▶ [Stated problem]
Leaving out every picture, copy the lines of the data exactly, from the first through the line containing "ctx.fillText(titleText, 800, 23);".

▶ [Supplied information]
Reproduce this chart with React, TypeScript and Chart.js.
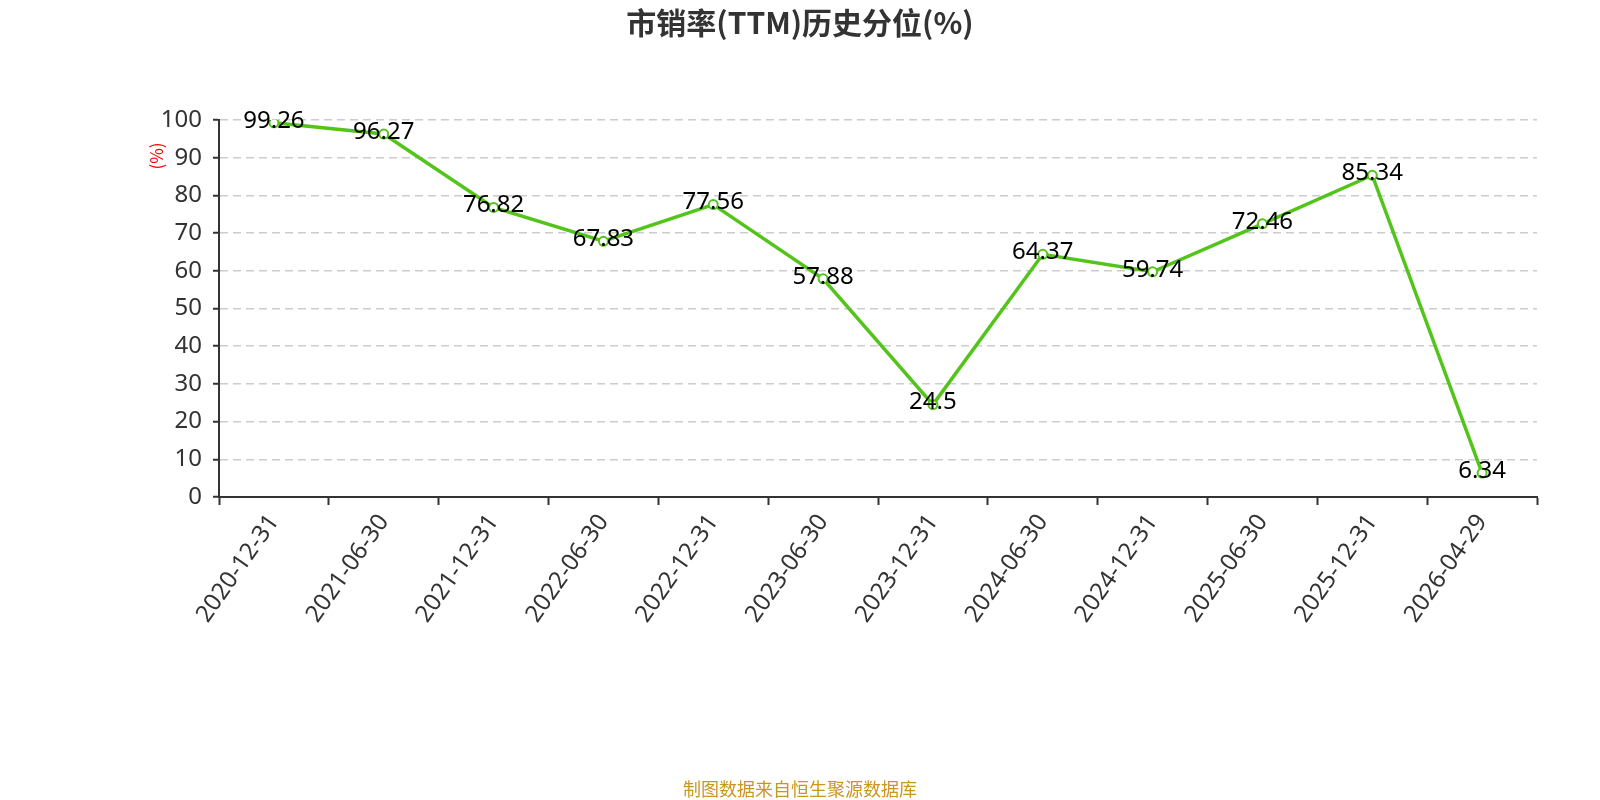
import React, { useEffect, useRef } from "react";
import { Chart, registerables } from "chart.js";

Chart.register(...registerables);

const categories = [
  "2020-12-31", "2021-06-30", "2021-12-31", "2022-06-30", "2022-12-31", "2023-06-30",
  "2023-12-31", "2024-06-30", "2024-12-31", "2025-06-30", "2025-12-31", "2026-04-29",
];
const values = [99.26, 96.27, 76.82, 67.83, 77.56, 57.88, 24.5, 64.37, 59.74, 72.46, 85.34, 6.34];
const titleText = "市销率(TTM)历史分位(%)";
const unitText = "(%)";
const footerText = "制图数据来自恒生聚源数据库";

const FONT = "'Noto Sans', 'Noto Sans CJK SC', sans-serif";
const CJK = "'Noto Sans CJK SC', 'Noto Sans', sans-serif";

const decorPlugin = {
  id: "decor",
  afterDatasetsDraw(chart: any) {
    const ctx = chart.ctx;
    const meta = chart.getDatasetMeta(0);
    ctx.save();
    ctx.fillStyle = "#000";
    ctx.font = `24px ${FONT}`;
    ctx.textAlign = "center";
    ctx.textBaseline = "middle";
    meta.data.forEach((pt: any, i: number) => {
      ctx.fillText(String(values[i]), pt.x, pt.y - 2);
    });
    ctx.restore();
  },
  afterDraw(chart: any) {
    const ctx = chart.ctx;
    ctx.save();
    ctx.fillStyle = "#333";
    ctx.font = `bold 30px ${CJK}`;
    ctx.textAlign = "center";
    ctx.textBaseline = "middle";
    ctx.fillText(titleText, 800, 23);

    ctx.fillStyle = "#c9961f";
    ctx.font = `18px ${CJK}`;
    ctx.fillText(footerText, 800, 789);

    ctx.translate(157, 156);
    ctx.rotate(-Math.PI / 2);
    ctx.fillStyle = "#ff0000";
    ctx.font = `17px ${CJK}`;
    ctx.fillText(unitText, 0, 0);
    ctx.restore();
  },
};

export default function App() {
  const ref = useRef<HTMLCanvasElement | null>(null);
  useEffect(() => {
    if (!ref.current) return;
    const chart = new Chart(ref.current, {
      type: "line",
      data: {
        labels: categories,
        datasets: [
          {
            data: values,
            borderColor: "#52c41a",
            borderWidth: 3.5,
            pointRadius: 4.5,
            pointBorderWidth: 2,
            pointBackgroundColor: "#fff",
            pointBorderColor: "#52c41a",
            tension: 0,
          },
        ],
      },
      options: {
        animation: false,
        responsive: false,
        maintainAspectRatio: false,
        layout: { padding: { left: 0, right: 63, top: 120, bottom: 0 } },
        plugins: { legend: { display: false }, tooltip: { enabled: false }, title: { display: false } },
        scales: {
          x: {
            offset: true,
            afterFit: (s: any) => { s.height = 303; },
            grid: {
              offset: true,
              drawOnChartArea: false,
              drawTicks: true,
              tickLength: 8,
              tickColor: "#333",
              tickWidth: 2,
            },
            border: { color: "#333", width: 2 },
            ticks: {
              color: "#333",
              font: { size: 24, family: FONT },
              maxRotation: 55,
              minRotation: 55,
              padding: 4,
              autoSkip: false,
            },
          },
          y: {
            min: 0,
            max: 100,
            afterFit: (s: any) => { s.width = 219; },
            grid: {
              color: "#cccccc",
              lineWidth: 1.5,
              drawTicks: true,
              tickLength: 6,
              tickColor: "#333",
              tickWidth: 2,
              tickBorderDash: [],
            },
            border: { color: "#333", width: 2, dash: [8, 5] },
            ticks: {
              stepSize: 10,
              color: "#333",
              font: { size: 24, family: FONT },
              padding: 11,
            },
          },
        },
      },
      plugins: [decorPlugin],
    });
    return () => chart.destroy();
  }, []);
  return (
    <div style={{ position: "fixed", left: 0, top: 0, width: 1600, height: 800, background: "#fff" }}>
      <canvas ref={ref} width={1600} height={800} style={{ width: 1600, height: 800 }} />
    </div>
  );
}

▶ [Exercise answer]
Reproduce this chart with React, TypeScript and Chart.js.
import React, { useEffect, useRef } from "react";
import { Chart, registerables } from "chart.js";

Chart.register(...registerables);

const categories = [
  "2020-12-31", "2021-06-30", "2021-12-31", "2022-06-30", "2022-12-31", "2023-06-30",
  "2023-12-31", "2024-06-30", "2024-12-31", "2025-06-30", "2025-12-31", "2026-04-29",
];
const values = [99.26, 96.27, 76.82, 67.83, 77.56, 57.88, 24.5, 64.37, 59.74, 72.46, 85.34, 6.34];
const titleText = "市销率(TTM)历史分位(%)";
const unitText = "(%)";
const footerText = "制图数据来自恒生聚源数据库";

const FONT = "'Noto Sans', 'Noto Sans CJK SC', sans-serif";
const CJK = "'Noto Sans CJK SC', 'Noto Sans', sans-serif";

const decorPlugin = {
  id: "decor",
  afterDatasetsDraw(chart: any) {
    const ctx = chart.ctx;
    const meta = chart.getDatasetMeta(0);
    ctx.save();
    ctx.fillStyle = "#000";
    ctx.font = `24px ${FONT}`;
    ctx.textAlign = "center";
    ctx.textBaseline = "middle";
    meta.data.forEach((pt: any, i: number) => {
      ctx.fillText(String(values[i]), pt.x, pt.y - 2);
    });
    ctx.restore();
  },
  afterDraw(chart: any) {
    const ctx = chart.ctx;
    ctx.save();
    ctx.fillStyle = "#333";
    ctx.font = `bold 30px ${CJK}`;
    ctx.textAlign = "center";
    ctx.textBaseline = "middle";
    ctx.fillText(titleText, 800, 23);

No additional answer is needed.